§ GIVEN PROBLEM
Your task is to transcribe all of the data below exactly, omitting the images.

§ STORED DATA
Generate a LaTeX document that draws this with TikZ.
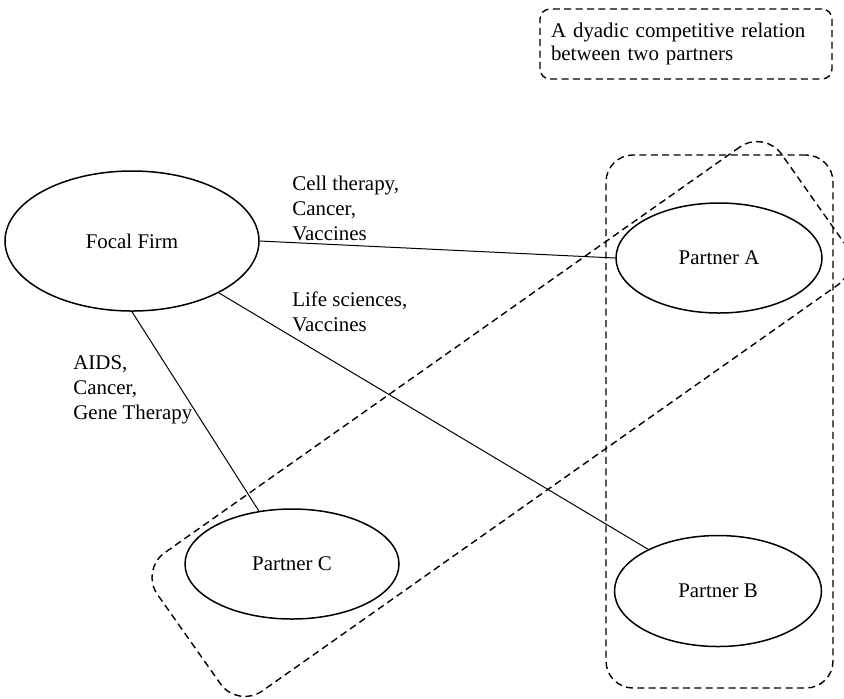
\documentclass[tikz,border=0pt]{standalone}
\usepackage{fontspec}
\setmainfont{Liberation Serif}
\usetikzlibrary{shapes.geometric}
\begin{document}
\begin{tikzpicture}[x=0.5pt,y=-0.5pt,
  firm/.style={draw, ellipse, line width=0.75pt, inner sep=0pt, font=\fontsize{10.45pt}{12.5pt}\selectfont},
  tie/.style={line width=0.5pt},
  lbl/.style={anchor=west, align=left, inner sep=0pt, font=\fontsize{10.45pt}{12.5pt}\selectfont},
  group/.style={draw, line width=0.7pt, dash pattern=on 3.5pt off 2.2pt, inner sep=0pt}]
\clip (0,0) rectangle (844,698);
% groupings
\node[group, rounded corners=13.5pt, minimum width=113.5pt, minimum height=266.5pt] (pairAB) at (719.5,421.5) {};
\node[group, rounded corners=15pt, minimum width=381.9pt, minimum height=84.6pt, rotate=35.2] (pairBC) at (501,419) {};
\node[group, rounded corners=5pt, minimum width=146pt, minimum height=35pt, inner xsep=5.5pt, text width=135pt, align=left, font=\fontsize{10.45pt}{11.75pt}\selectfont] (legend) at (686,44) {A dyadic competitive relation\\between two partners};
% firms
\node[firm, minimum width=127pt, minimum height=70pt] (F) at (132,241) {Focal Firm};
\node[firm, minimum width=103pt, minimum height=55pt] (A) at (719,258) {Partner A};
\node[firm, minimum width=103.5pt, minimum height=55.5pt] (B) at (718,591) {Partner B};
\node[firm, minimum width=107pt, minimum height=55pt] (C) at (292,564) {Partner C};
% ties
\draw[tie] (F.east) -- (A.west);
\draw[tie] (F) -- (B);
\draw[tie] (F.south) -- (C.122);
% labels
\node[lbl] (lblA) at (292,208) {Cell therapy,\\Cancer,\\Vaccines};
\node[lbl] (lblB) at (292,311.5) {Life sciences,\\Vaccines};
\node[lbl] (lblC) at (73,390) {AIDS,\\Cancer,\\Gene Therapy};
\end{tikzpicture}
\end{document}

§ CORRECT RESULT
Generate a LaTeX document that draws this with TikZ.
\documentclass[tikz,border=0pt]{standalone}
\usepackage{fontspec}
\setmainfont{Liberation Serif}
\usetikzlibrary{shapes.geometric}
\begin{document}
\begin{tikzpicture}[x=0.5pt,y=-0.5pt,
  firm/.style={draw, ellipse, line width=0.75pt, inner sep=0pt, font=\fontsize{10.45pt}{12.5pt}\selectfont},
  tie/.style={line width=0.5pt},
  lbl/.style={anchor=west, align=left, inner sep=0pt, font=\fontsize{10.45pt}{12.5pt}\selectfont},
  group/.style={draw, line width=0.7pt, dash pattern=on 3.5pt off 2.2pt, inner sep=0pt}]
\clip (0,0) rectangle (844,698);
% groupings
\node[group, rounded corners=13.5pt, minimum width=113.5pt, minimum height=266.5pt] (pairAB) at (719.5,421.5) {};
\node[group, rounded corners=15pt, minimum width=381.9pt, minimum height=84.6pt, rotate=35.2] (pairBC) at (501,419) {};
\node[group, rounded corners=5pt, minimum width=146pt, minimum height=35pt, inner xsep=5.5pt, text width=135pt, align=left, font=\fontsize{10.45pt}{11.75pt}\selectfont] (legend) at (686,44) {A dyadic competitive relation\\between two partners};
% firms
\node[firm, minimum width=127pt, minimum height=70pt] (F) at (132,241) {Focal Firm};
\node[firm, minimum width=103pt, minimum height=55pt] (A) at (719,258) {Partner A};
\node[firm, minimum width=103.5pt, minimum height=55.5pt] (B) at (718,591) {Partner B};
\node[firm, minimum width=107pt, minimum height=55pt] (C) at (292,564) {Partner C};
% ties
\draw[tie] (F.east) -- (A.west);
\draw[tie] (F) -- (B);
\draw[tie] (F.south) -- (C.122);
% labels
\node[lbl] (lblA) at (292,208) {Cell therapy,\\Cancer,\\Vaccines};
\node[lbl] (lblB) at (292,311.5) {Life sciences,\\Vaccines};
\node[lbl] (lblC) at (73,390) {AIDS,\\Cancer,\\Gene Therapy};
\end{tikzpicture}
\end{document}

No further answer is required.